To find the equation of the normal line to the curve y = x^4 + 2x^2 at the point (1,3), we need to follow these steps:

Step 1: Find the derivative of the given curve. The derivative of y = x^4 + 2x^2 can be found using the power rule of differentiation. Taking the derivative of each term, we get: dy/dx = 4x^3 + 4x

Step 2: Find the slope of the tangent line. To find the slope of the tangent line at the point (1,3), we substitute x = 1 into the derivative: dy/dx = 4(1)^3 + 4(1) = 4 + 4 = 8

Step 3: Find the slope of the normal line. The slope of the normal line is the negative reciprocal of the slope of the tangent line. Therefore, the slope of the normal line is -1/8.

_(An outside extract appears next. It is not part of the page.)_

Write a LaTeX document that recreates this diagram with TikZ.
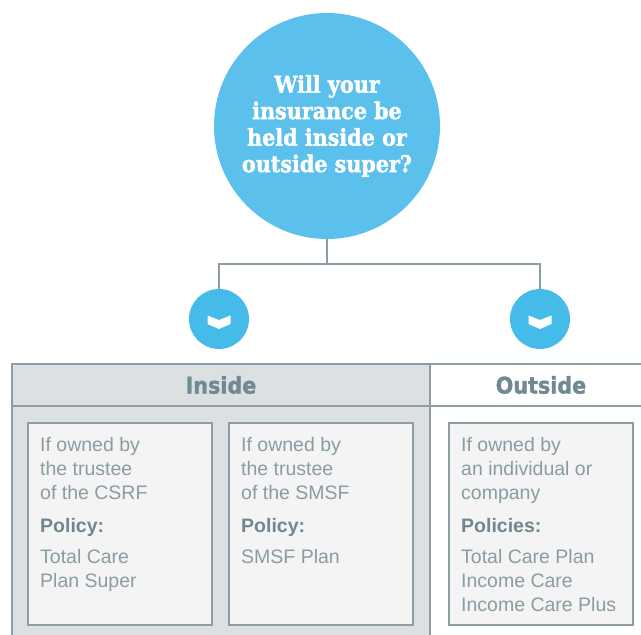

Step 4: Use the point-slope form to find the equation of the normal line. Using the point-slope form of a linear equation, we have: y - y1 = m(x - x1) where (x1, y1) is the given point (1,3) and m is the slope of the normal line (-1/8). Substituting the values, we get: y - 3 = (-1/8)(x - 1)

Step 5: Simplify the equation. To simplify the equation, we can distribute -1/8 to the terms inside the parentheses: y - 3 = (-1/8)x + 1/8

Finally, we can rearrange the equation to get it in the standard form: 8y - 24 = -x + 1

So, the equation of the normal line to the curve y = x^4 + 2x^2 at the point (1,3) is 8y + x = 25.